Antonio Caballero decía con acritud una verdad que puede chocar en estos tiempos decoloniales: que los latinoamericanos somos más sensibles al ruido que al sentido, refiriéndose a la escasez de pensamiento filosófico en nuestro continente. 

Más allá de entrar a calificar su juicio, lo que me parece interesante es resaltar esa preferencia nuestra por el oído, la voz, las olvidadas sintaxis; la gran literatura latinoamericana, casi siempre, es una música llena de rigor. Algo de esto, mucho, hay en el libro de Pablo: 

Aparece, obvio, el estilo de los diálogos platónicos, pero también el runrún de Cervantes, Faulkner y el Antiguo Testamento, los brillos del Manual del distraído de Alejandro Rossi y las estructuras de la novela negra y el centón chino, la frescura de John Gray y los caprichos narrativos de Julian Barnes. 

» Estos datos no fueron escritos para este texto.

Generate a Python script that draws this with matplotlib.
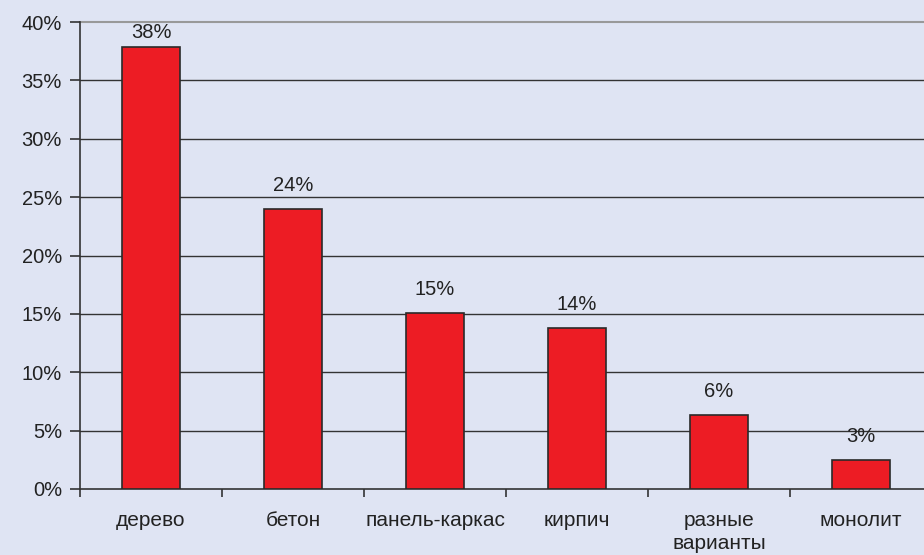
import matplotlib.pyplot as plt
import numpy as np

plt.rcParams["font.family"] = ["Liberation Sans", "DejaVu Sans"]

categories = ["дерево", "бетон", "панель-каркас", "кирпич", "разные\nварианты", "монолит"]
values = [37.9, 24.0, 15.1, 13.8, 6.3, 2.5]
value_labels = ["38%", "24%", "15%", "14%", "6%", "3%"]
y_ticks = [0, 5, 10, 15, 20, 25, 30, 35, 40]

bg = "#dfe4f3"
fig = plt.figure(figsize=(9.24, 5.55), dpi=100, facecolor=bg)
ax = fig.add_axes([80 / 924, 1 - 489 / 555, 852 / 924, 467 / 555], facecolor=bg)

x = np.arange(len(categories))
ax.bar(x, values, width=0.41, color="#ed1c24", edgecolor="#2a2a2a", linewidth=1.2, zorder=3)
for xi, v, lab in zip(x, values, value_labels):
    # labels sit above the bar, but are kept inside the plot area at the top
    ax.text(xi, min(v + 1.2, 38.3), lab, ha="center", va="bottom", fontsize=14.5, color="#222222")

ax.set_xlim(-0.5, len(categories) - 0.5)
ax.set_ylim(0, 40)
ax.set_yticks(y_ticks)
ax.set_yticklabels([f"{t}%" for t in y_ticks], fontsize=14.5, color="#222222")
for t in y_ticks[1:-1]:
    ax.axhline(t, color="#333333", linewidth=1.0, zorder=1)
ax.axhline(40, color="#999999", linewidth=1.5, zorder=1, clip_on=False)

ax.set_xticks(x)
ax.set_xticklabels(categories, fontsize=15, color="#222222", linespacing=1.25)
ax.tick_params(axis="x", length=0, pad=16)
ax.set_xticks(np.arange(len(categories) + 1) - 0.5, minor=True)
ax.tick_params(axis="x", which="minor", length=6, width=1.2, color="#333333")
ax.tick_params(axis="y", length=7, width=1.2, color="#333333", pad=6)

for side in ["top", "right"]:
    ax.spines[side].set_visible(False)
for side in ["left", "bottom"]:
    ax.spines[side].set_color("#333333")
    ax.spines[side].set_linewidth(1.2)

fig.savefig("out.png", dpi=100, facecolor=bg)
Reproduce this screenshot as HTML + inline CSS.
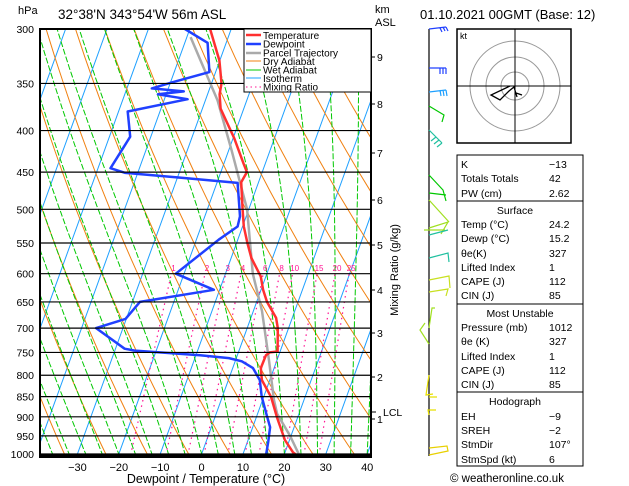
<!DOCTYPE html>
<html><head><meta charset="utf-8"><style>
body{margin:0;background:#fff;}
svg{display:block;font-family:"Liberation Sans",sans-serif;}
</style></head><body>
<svg id="s" width="629" height="486" viewBox="0 0 629 486">
<defs><clipPath id="pc"><rect x="40" y="29" width="331" height="428"/></clipPath></defs>
<g id="bg" clip-path="url(#pc)"></g>
<g id="series" clip-path="url(#pc)"></g>
<g id="axes"></g>
</svg>
<script>
const pressures=[300,350,400,450,500,550,600,650,700,750,800,850,900,950,1000];
const tempTicks=[-30,-20,-10,0,10,20,30,40];
const kmLabels=["9","8","7","6","5","4","3","2","1"];
const kmY=[57,104,153,200,245,290,333,377,419];
const mixRatios=[1,2,3,4,6,8,10,15,20,25];
const tempP=[1012,995,961,903,851,811,784,756,750,748,700,680,650,628,605,574,550,525,500,463,450,439,409,376,361,350,328,300];
const tempT=[24.3,21.9,18.9,15.1,11.8,8.1,6.8,6.9,7.6,9.4,7.4,6.1,2.5,0.5,-1.2,-5.1,-7.4,-9.7,-11.5,-14.2,-13.7,-15.3,-19.7,-25.6,-27.1,-27.6,-30.1,-35.1];
const dewP=[1012,965,927,892,850,811,784,769,762,756,750,746,742,700,682,650,628,600,545,525,510,464,457,451,445,407,379,366,361,358,355,349,339,312,300];
const dewT=[15.8,15,14.2,12.1,9.5,7.6,4.9,1.6,-1.8,-9,-19,-25.2,-27.8,-36.5,-30.2,-28.2,-11.4,-22,-14.6,-11.2,-11.5,-15,-29.4,-43,-47,-45,-47.8,-34.4,-42,-36,-44,-39.7,-31.5,-34.5,-41.2];
const parP=[1012,950,892,859,767,667,600,500,423,367,307];
const parT=[24.3,19.8,14.7,12.8,8.1,2.1,-3.4,-10.4,-19.3,-27.1,-39.1];

const NS="http://www.w3.org/2000/svg";
function yP(p){return 29+425*Math.log(p/300)/Math.log(1000/300);}
function xT(t,p){return 201.6+4.14*t+0.362*(454-yP(p));}
function mk(tag,at,parent){const e=document.createElementNS(NS,tag);for(const k in at)e.setAttribute(k,at[k]);parent.appendChild(e);return e;}
const bg=document.getElementById('bg'),ser=document.getElementById('series'),ax=document.getElementById('axes');
function pathFrom(ps,ts){return ps.map((p,i)=>(i?'L':'M')+xT(ts[i],p).toFixed(1)+','+yP(p).toFixed(1)).join('');}
// isotherms
for(let t=-150;t<=50;t+=10){const ps=[1050,250];const e=mk('path',{d:pathFrom(ps,[t,t]),stroke:'#1ea0ff',fill:'none','stroke-width':1},bg);
}
// dry adiabats
for(let th=220;th<=520;th+=10){const ps=[],ts=[];for(let p=1050;p>=250;p-=25){ps.push(p);ts.push(th*Math.pow(p/1000,0.286)-273.15);}
const e=mk('path',{d:pathFrom(ps,ts),stroke:'#f08010',fill:'none','stroke-width':1},bg);
}
// wet adiabats
function es(t){return 6.112*Math.exp(17.67*t/(t+243.5));}
for(let t0=-40;t0<=44;t0+=4){const ps=[],ts=[];let T=t0+273.15;
 const up=[];let p=1000;let TT=T;
 for(p=1000;p>=250;p-=5){ps.push(p);ts.push(TT-273.15);const rs=0.622*es(TT-273.15)/(p-es(TT-273.15));
  const g=(287*TT+2.5e6*rs)/(1004+(2.5e6*2.5e6*rs*0.622)/(287*TT*TT))/p; TT-=g*5;}
 TT=T;const ps2=[],ts2=[];for(p=1000;p<=1050;p+=5){ps2.push(p);ts2.push(TT-273.15);const rs=0.622*es(TT-273.15)/(p-es(TT-273.15));
  const g=(287*TT+2.5e6*rs)/(1004+(2.5e6*2.5e6*rs*0.622)/(287*TT*TT))/p; TT+=g*5;}
 const e=mk('path',{d:pathFrom(ps2.reverse().concat(ps),ts2.reverse().concat(ts)),stroke:'#00c800',fill:'none','stroke-width':1,'stroke-dasharray':'6,2'},bg);
 }
// mixing ratio
function tdW(w,p){const e=w*p/(622+w);const l=Math.log(e/6.112);return 243.5*l/(17.67-l);}
mixRatios.forEach(w=>{const ps=[1050,600];const e=mk('path',{d:pathFrom(ps,ps.map(p=>tdW(w,p))),stroke:'#ff1493',fill:'none','stroke-width':1.2,'stroke-dasharray':'1.5,4'},bg);

const t=mk('text',{x:xT(tdW(w,600),600)+2,y:271,'font-size':8,fill:'#ff1493','text-anchor':'middle'},ax);t.textContent=w;
});
// isobars
pressures.forEach(p=>{const y=yP(p);const l=mk('line',{x1:40,x2:371,y1:y,y2:y,stroke:'#000','stroke-width':1.2},ax);

const t=mk('text',{x:34,y:y+4,'font-size':10.5,'text-anchor':'end'},ax);t.textContent=p;
});
// series
function line(ps,ts,col,w,name){const e=mk('path',{d:pathFrom(ps,ts),stroke:col,fill:'none','stroke-width':w,'stroke-linejoin':'round'},ser);
}
line(parP,parT,'#aaaaaa',2.5,'parcel-trajectory');
line(tempP,tempT,'#ff3030',2.5,'temperature-line');
line(dewP,dewT,'#2040ff',2.5,'dewpoint-line');
// frame
const fr=mk('rect',{x:40,y:29,width:331,height:428,fill:'none',stroke:'#000','stroke-width':2},ax);

const bl=mk('line',{x1:40,x2:371,y1:456,y2:456,stroke:'#000','stroke-width':3},ax);
tempTicks.forEach(t=>{const x=201.6+4.14*t;const s=mk('text',{x:x,y:471,'font-size':11,'text-anchor':'middle'},ax);s.textContent=(t<0?'\u2212'+(-t):t);
});
kmLabels.forEach((k,i)=>{mk('line',{x1:371,x2:375,y1:kmY[i],y2:kmY[i],stroke:'#000'},ax);
const s=mk('text',{x:377,y:kmY[i]+4,'font-size':10.5},ax);s.textContent=k;});
</script>
<svg width="0" height="0"></svg>
<script>
const S=document.getElementById('s');
S.insertAdjacentHTML('beforeend',`
<g font-size="11">
<text x="18" y="14">hPa</text>
<text x="58" y="19" font-size="13.5">32°38'N  343°54'W  56m  ASL</text>
<text x="375" y="13">km</text>
<text x="375" y="26">ASL</text>
<line x1="371" x2="376" y1="412" y2="412" stroke="#000"/>
<text x="383" y="416" font-size="10.5">LCL</text>
<text x="206" y="483" font-size="12.5" text-anchor="middle">Dewpoint / Temperature (°C)</text>
<text transform="translate(398,270) rotate(-90)" font-size="11" text-anchor="middle">Mixing Ratio (g/kg)</text>
<text x="420" y="19" font-size="13">01.10.2021  00GMT  (Base: 12)</text>
</g>
<g font-size="10">
<rect x="244" y="29" width="127" height="63" fill="#fff" stroke="#000"/>
<line x1="246" x2="261" y1="35" y2="35" stroke="#ff3030" stroke-width="2.5"/><text x="263" y="39">Temperature</text>
<line x1="246" x2="261" y1="44" y2="44" stroke="#2040ff" stroke-width="2.5"/><text x="263" y="47.5">Dewpoint</text>
<line x1="246" x2="261" y1="53" y2="53" stroke="#aaa" stroke-width="2.5"/><text x="263" y="56.5">Parcel Trajectory</text>
<line x1="246" x2="261" y1="61" y2="61" stroke="#f08010"/><text x="263" y="65">Dry Adiabat</text>
<line x1="246" x2="261" y1="70" y2="70" stroke="#00c800"/><text x="263" y="73.5">Wet Adiabat</text>
<line x1="246" x2="261" y1="78" y2="78" stroke="#1ea0ff"/><text x="263" y="82">Isotherm</text>
<line x1="246" x2="261" y1="87" y2="87" stroke="#ff1493" stroke-dasharray="1.5,3"/><text x="263" y="90.5">Mixing Ratio</text>
</g>
<g stroke-width="1.2" fill="none">
<line x1="429" x2="429" y1="29" y2="456" stroke="#000"/>
<path d="M429,29 L446,27 M440,28 l2,4 M443,27 l2,4 M446,27 l2,4" stroke="#2040ff"/>
<path d="M429,68 L446,68 M440,68 l0,6 M443,68 l0,6 M446,68 l0,6" stroke="#2040ff"/>
<path d="M429,92 L446,90 M440,90 l1,6 M443,90 l1,6 M446,90 l1,6" stroke="#1ea0ff"/>
<path d="M429,106 L444,115 L442,122" stroke="#00c800"/>
<path d="M429,130 L442,143 M436,137 l-5,4 M439,140 l-5,4 M442,143 l-5,4" stroke="#20c0a0"/>
<path d="M429,175 L443,190 L446,201 M429,193 L446,195" stroke="#00c800"/>
<path d="M429,200 L449,222 M429,228 L448,222 L441,234 M424,230 L445,230" stroke="#a0e020"/>
<path d="M429,235 L448,230 M429,258 L448,253 L449,262" stroke="#20c0a0"/>
<path d="M429,280 L449,276 L450,288 M429,292 L448,289 L446,296" stroke="#c8e020"/>
<path d="M429,328 L432,308 L435,308 M429,344 L420,330 L425,323" stroke="#a0e020"/>
<path d="M429,375 L426,395 L433,394 M429,397 L437,397 M429,415 L428,410 L436,410" stroke="#e8e000"/>
<path d="M429,448 L447,446 L448,451 L429,455" stroke="#e8d000"/>
</g>
<g fill="none">
<rect x="457" y="29" width="114" height="114" stroke="#000" stroke-width="1.5"/>
<circle cx="515" cy="86" r="14" stroke="#999"/><circle cx="515" cy="86" r="29" stroke="#999"/><circle cx="515" cy="86" r="45" stroke="#999"/>
<line x1="457" x2="571" y1="86" y2="86" stroke="#000"/><line x1="515" x2="515" y1="29" y2="143" stroke="#000"/>
<path d="M510,86 L491,95 L500,100 L509,91 L514,87 L517,97 M516,93 L522,95" stroke="#000" stroke-width="1.3"/>
<text x="460" y="39" font-size="9" fill="#000" stroke="none">kt</text>
</g>
<g font-size="10.5">
<rect x="457" y="155" width="126" height="311" fill="none" stroke="#000"/>
<line x1="457" x2="583" y1="201" y2="201" stroke="#000"/><line x1="457" x2="583" y1="304" y2="304" stroke="#000"/><line x1="457" x2="583" y1="392" y2="392" stroke="#000"/>
<text x="461" y="168">K</text><text x="549" y="168">−13</text>
<text x="461" y="182">Totals Totals</text><text x="549" y="182">42</text>
<text x="461" y="197">PW (cm)</text><text x="549" y="197">2.62</text>
<text x="515" y="214" text-anchor="middle">Surface</text>
<text x="461" y="228">Temp (°C)</text><text x="549" y="228">24.2</text>
<text x="461" y="242">Dewp (°C)</text><text x="549" y="242">15.2</text>
<text x="461" y="257">θe(K)</text><text x="549" y="257">327</text>
<text x="461" y="271">Lifted Index</text><text x="549" y="271">1</text>
<text x="461" y="285">CAPE (J)</text><text x="549" y="285">112</text>
<text x="461" y="299">CIN (J)</text><text x="549" y="299">85</text>
<text x="520" y="317" text-anchor="middle">Most Unstable</text>
<text x="461" y="331">Pressure (mb)</text><text x="549" y="331">1012</text>
<text x="461" y="345">θe (K)</text><text x="549" y="345">327</text>
<text x="461" y="360">Lifted Index</text><text x="549" y="360">1</text>
<text x="461" y="374">CAPE (J)</text><text x="549" y="374">112</text>
<text x="461" y="388">CIN (J)</text><text x="549" y="388">85</text>
<text x="515" y="405" text-anchor="middle">Hodograph</text>
<text x="461" y="420">EH</text><text x="549" y="420">−9</text>
<text x="461" y="434">SREH</text><text x="549" y="434">−2</text>
<text x="461" y="448">StmDir</text><text x="549" y="448">107°</text>
<text x="461" y="463">StmSpd (kt)</text><text x="549" y="463">6</text>
</g>
<text x="450" y="482" font-size="11.5">© weatheronline.co.uk</text>
`);
</script>
</body></html>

Aparece, como la música que nos gusta repetir, García Márquez y Borges. Muchas veces Borges. 

En una página de sus diálogos grabados, Borges recuerda una idea genial de Stevenson: que la prosa es la forma más difícil de la poesía. 

Y se basa para decir esto en que hubo y hay literaturas que, encontrando siempre la rima o el metro en verso en algún momento de su historia, nunca alcanzaron el escalón de la prosa. 

Siempre hay poesía, pero no siempre prosa. “La prosa vendría a ser una forma tardía y compleja de la poesía”, dice. 

La vuelta de tuerca es extraordinaria y nos manda a revisar la semántica de lo común y lo sensible. 

Así, la prosa “tiene que inventar continuamente variaciones, y estas tienen que ser a la vez inesperadas y gratas”, remata Borges. Esa es la apuesta de Pablo, y por eso su libro es también un compromiso con el estilo, con el oído, con esta combinación imprevisible de palabras y uno que otro dicterio. 

Muchas cosas se quedan por fuera, pero no quiero dejar de mencionar una idea que repica durante todo el libro: la de que maduramos como personas a través del error, de que vivimos a través de los errores, de que el error es aproximación. 

La filosofía es el arte de aprovechar el error, nos dice Pablo, y su Sirvan la cicuta, crucifiquen al autómata es una afortunada prueba de que muy raras veces en la vida podemos sentir que el tiempo es algo con lo que podemos reconciliarnos, de que cuando se disfraza de disciplina, la verdadera bondad aparece y puede caber entre las tapas de un libro”.